A postura de Milei em relação às drogas, pelo menos no discursivo, é diferente da de Bolsonaro. Enquanto o brasileiro se posiciona totalmente contra o consumo de drogas e à descriminalização delas, Milei adota um discurso de maior tolerância em relação ao assunto.
Em uma entrevista ao programa da TV argentina "Dos Voces" (Duas vozes, na tradução pra o português) em 2021, Milei disse que, como libertário, não via problema no consumo de drogas. Segundo ele, a prática só passa a ser um problema porque ela ocorre dentro de uma sociedade em que há Estado.
"Drogar-se é se suicidar em cotas. A mim, não importa. Você faz o que quiser [...] é uma decisão pessoal. Mas isso é no mundo anarcocapitalista. Nesse mundo não tem Estado [...] Quando existe um Estado, aquele se droga passa a conta para mim", ponderou.
Outro ponto de distinção dentro da agenda conservadora é a posição de Milei em relação ao casamento homoafetivo. A argentina foi o primeiro país da América Latina a permitir o casamento homoafetivo, em 2010.
Apesar de Bolsonaro e Milei serem contra serem contra a união homoafetiva Bolsonaro afirma que sua contrariedade se dá porque ela violaria os princípios da família tradicional.
Milei, por sua vez, diz que é contra, mas por não acreditar em qualquer tipo de casamento ou matrimônio. Segundo ele, isso é uma intromissão indevida do Estado na vida privada das pessoas.
"Me parece fabuloso que as relações sejam totalmente livres. Mas para isso é necessário do Estado? [...] Não é com relação ao matrimônio igualitário, mas de todos", disse Milei em entrevista concedida em 2021 a um programa de vídeo do jornal argentino La Nacion.
"Milei jamais se afirma como conservador.
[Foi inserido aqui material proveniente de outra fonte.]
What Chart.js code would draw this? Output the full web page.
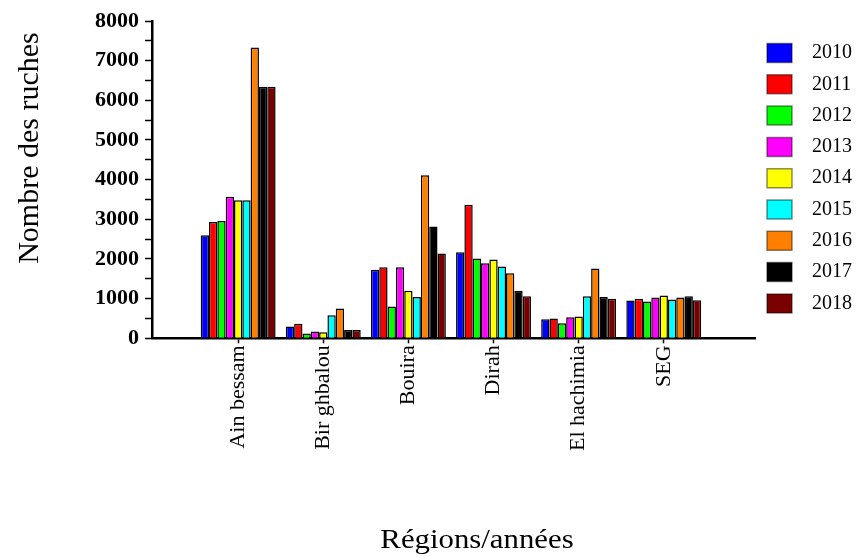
<!DOCTYPE html>
<html>
<head>
<meta charset="utf-8">
<script src="https://cdn.jsdelivr.net/npm/chart.js@4.4.1/dist/chart.umd.min.js"></script>
<style>
  body { margin: 0; background: #fff; }
  #wrap { width: 862px; height: 557px; }
</style>
</head>
<body>
<div id="wrap"><canvas id="chart1"></canvas></div>
<script>
// regions (x axis) and years (one series per year)
let regions = ['Ain bessam', 'Bir ghbalou', 'Bouira', 'Dirah', 'El hachimia', 'SEG'];
let years = ['2010', '2011', '2012', '2013', '2014', '2015', '2016', '2017', '2018'];

let v2010 = [2600, 300, 1730, 2170, 480, 955];
let v2011 = [2930, 370, 1790, 3370, 500, 1000];
let v2012 = [2960, 120, 800, 2010, 380, 930];
let v2013 = [3570, 170, 1790, 1890, 530, 1030];
let v2014 = [3480, 150, 1200, 1990, 550, 1080];
let v2015 = [3480, 580, 1040, 1810, 1060, 980];
let v2016 = [7330, 750, 4110, 1640, 1760, 1030];
let v2017 = [6340, 210, 2820, 1200, 1040, 1060];
let v2018 = [6340, 210, 2140, 1060, 1000, 960];

let yTicks = [0, 1000, 2000, 3000, 4000, 5000, 6000, 7000, 8000];

let xTitle = 'Régions/années';
let yTitle = 'Nombre des ruches';

let seriesValues = [v2010, v2011, v2012, v2013, v2014, v2015, v2016, v2017, v2018];
let colors = ['#0000ff', '#ff0000', '#00ff00', '#ff00ff', '#ffff00', '#00ffff', '#ff7f00', '#000000', '#7a0000'];

let datasets = years.map((yr, k) => ({
    label: yr,
    data: seriesValues[k].map((v, i) => ({ x: i, y: v })),
    backgroundColor: colors[k],
    borderColor: '#000',
    borderWidth: 1.5,
    barPercentage: 1.0,
    categoryPercentage: 0.88
}));

// axis titles are drawn by hand so they sit where the original has them
let axisTitles = {
    id: 'axisTitles',
    afterDraw(chart) {
        let ctx = chart.ctx;
        ctx.save();
        ctx.fillStyle = '#000';
        ctx.textAlign = 'center';
        ctx.textBaseline = 'alphabetic';
        ctx.font = '28px "Liberation Serif"';
        ctx.translate(477, 548);
        ctx.scale(1.1, 1);
        ctx.fillText(xTitle, 0, 0);
        ctx.restore();

        ctx.save();
        ctx.fillStyle = '#000';
        ctx.textAlign = 'center';
        ctx.textBaseline = 'middle';
        ctx.font = '30px "Liberation Serif"';
        ctx.translate(30, 148);
        ctx.rotate(-Math.PI / 2);
        ctx.fillText(yTitle, 0, 0);
        ctx.restore();
    }
};

let inRange = v => v >= 0 && v < regions.length;

let ctx1 = document.getElementById('chart1').getContext('2d');

new Chart(ctx1, {
    type: 'bar',
    data: { datasets: datasets },
    plugins: [axisTitles],
    options: {
        responsive: true,
        maintainAspectRatio: false,
        animation: false,
        layout: { padding: { left: 89, top: 21, right: 0, bottom: 104 } },
        plugins: {
            tooltip: { enabled: false },
            legend: {
                position: 'right',
                align: 'start',
                title: { display: true, text: '', font: { size: 1 }, padding: { top: 9.5, bottom: 0 } },
                labels: {
                    color: '#000',
                    font: { family: '"Liberation Serif"', size: 20 },
                    boxWidth: 25,
                    boxHeight: 19,
                    padding: 11.3,
                    generateLabels(chart) {
                        return chart.data.datasets.map((ds, i) => ({
                            text: '  ' + ds.label,
                            fillStyle: ds.backgroundColor,
                            strokeStyle: 'rgba(0,0,0,0.45)',
                            fontColor: '#000',
                            lineWidth: 1.5,
                            datasetIndex: i,
                            hidden: false
                        }));
                    }
                }
            }
        },
        scales: {
            x: {
                type: 'linear',
                offset: false,
                min: -1.012,
                max: 6.08,
                border: { display: true, color: '#000', width: 2.5 },
                grid: {
                    offset: false,
                    drawOnChartArea: false,
                    drawTicks: true,
                    tickLength: 5,
                    tickWidth: 1.5,
                    tickColor: c => (c.tick && inRange(c.tick.value)) ? '#000' : 'rgba(0,0,0,0)'
                },
                ticks: {
                    stepSize: 1,
                    includeBounds: false,
                    autoSkip: false,
                    minRotation: 90,
                    maxRotation: 90,
                    padding: 2,
                    color: '#000',
                    font: { family: '"Liberation Serif"', size: 22 },
                    callback: v => inRange(v) ? regions[v] : ''
                }
            },
            y: {
                min: 0,
                max: 8000,
                border: { display: true, color: '#000', width: 2.5 },
                grid: {
                    drawOnChartArea: false,
                    drawTicks: true,
                    tickLength: 7,
                    tickWidth: 1.5,
                    tickColor: '#000'
                },
                ticks: {
                    stepSize: 500,
                    autoSkip: false,
                    padding: 6,
                    color: '#000',
                    font: { family: '"Liberation Serif"', size: 22, weight: 'bold' },
                    callback: v => yTicks.includes(v) ? String(v) : ''
                }
            }
        }
    }
});
</script>
</body>
</html>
Ele se coloca como um ultra-liberal. O Bolsonaro, por outro lado, se afirmava como um conservador nos costumes e liberal na economia. Além disso, Bolsonaro terceirizava o discurso liberal para o seu ministro da Economia, Paulo Guedes. Milei toma esse discurso pra si", diz Rafael Rezende.
Para Ariel Goldstein, outra diferença importante é o fato de que Milei não se coloca como defensor da família tradicional, como Bolsonaro.
"Esse discurso da família tradicional não está presente em Milei como está em Bolsonaro. Milei faz algumas falas críticas ao feminismo ou educação sexual e reprodutiva, mas sua linguagem é diferente da usada por Bolsonaro", afirma Goldstein.
O professor da Universidade de Buenos Aires tenta sintetizar as diferenças entre Milei e Bolsonaro.
"Enquanto Bolsonaro se apresentava como um representante conservador da família tradicional e tentava o apoio dos mercados com Paulo Guedes, Milei se apresenta, de cara, como um representante dos mercados e que, agora, faz um movimento mais em direção a faixas conservadoras", diz.